### MATERIALS PROVIDED
-.-.-

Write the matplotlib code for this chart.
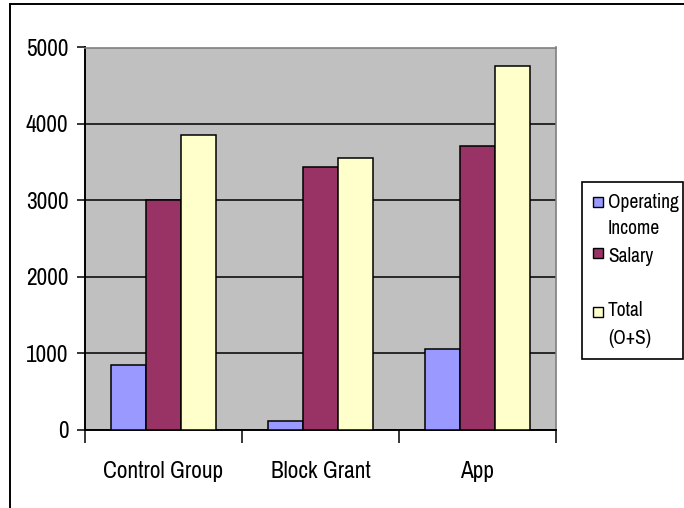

-.-.-

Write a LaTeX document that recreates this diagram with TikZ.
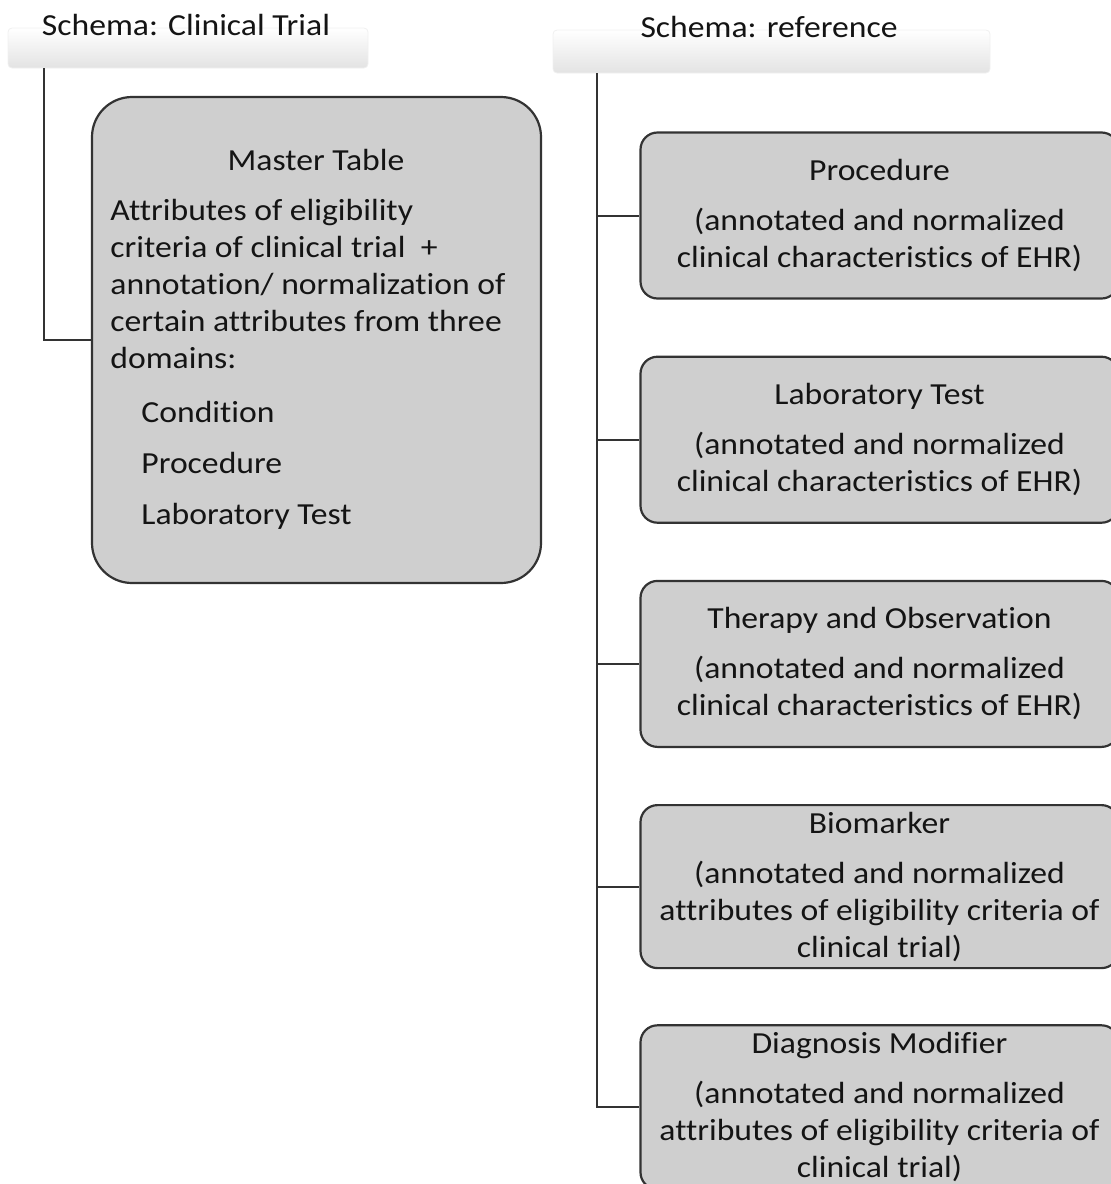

-.-.-

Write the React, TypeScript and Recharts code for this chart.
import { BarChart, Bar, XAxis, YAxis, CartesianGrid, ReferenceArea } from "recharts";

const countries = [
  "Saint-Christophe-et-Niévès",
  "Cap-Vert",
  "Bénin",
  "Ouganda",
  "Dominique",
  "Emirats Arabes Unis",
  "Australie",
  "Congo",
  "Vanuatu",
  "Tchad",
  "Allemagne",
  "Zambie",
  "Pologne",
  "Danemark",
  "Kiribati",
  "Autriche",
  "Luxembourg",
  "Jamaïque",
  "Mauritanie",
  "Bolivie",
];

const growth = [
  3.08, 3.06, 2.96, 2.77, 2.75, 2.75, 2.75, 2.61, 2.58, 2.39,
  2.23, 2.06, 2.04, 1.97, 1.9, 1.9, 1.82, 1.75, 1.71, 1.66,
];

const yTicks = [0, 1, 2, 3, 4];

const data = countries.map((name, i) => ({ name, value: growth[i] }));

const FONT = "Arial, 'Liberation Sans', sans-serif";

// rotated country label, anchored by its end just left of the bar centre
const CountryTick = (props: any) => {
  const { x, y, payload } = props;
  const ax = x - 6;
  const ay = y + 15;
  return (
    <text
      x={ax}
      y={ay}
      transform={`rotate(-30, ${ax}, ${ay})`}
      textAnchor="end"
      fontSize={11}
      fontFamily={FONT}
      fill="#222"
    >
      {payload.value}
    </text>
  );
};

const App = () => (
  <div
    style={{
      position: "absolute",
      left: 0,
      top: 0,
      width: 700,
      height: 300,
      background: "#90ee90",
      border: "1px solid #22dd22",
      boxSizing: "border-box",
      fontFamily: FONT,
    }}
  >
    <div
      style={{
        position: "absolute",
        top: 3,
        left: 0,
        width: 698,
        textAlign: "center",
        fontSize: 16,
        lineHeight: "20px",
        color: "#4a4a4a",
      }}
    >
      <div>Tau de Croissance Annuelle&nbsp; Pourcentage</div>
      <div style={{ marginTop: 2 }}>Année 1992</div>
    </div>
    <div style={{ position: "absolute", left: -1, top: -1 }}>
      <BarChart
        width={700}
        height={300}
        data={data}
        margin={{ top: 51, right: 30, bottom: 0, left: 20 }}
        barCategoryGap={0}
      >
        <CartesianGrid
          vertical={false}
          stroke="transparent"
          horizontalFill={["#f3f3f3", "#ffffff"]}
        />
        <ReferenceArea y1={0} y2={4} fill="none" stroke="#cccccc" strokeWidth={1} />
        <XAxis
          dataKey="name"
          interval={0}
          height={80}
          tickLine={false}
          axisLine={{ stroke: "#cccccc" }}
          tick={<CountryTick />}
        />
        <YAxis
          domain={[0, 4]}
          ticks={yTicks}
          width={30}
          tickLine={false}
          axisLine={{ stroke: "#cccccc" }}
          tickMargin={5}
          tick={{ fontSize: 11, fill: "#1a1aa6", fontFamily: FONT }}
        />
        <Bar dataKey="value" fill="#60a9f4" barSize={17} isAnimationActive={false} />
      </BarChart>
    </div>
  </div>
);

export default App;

-.-.-

### DIRECTIVE
Consider the entries above and return each line with the string "this".

### CORRECT ANSWER
Write the matplotlib code for this chart.
Write a LaTeX document that recreates this diagram with TikZ.
Write the React, TypeScript and Recharts code for this chart.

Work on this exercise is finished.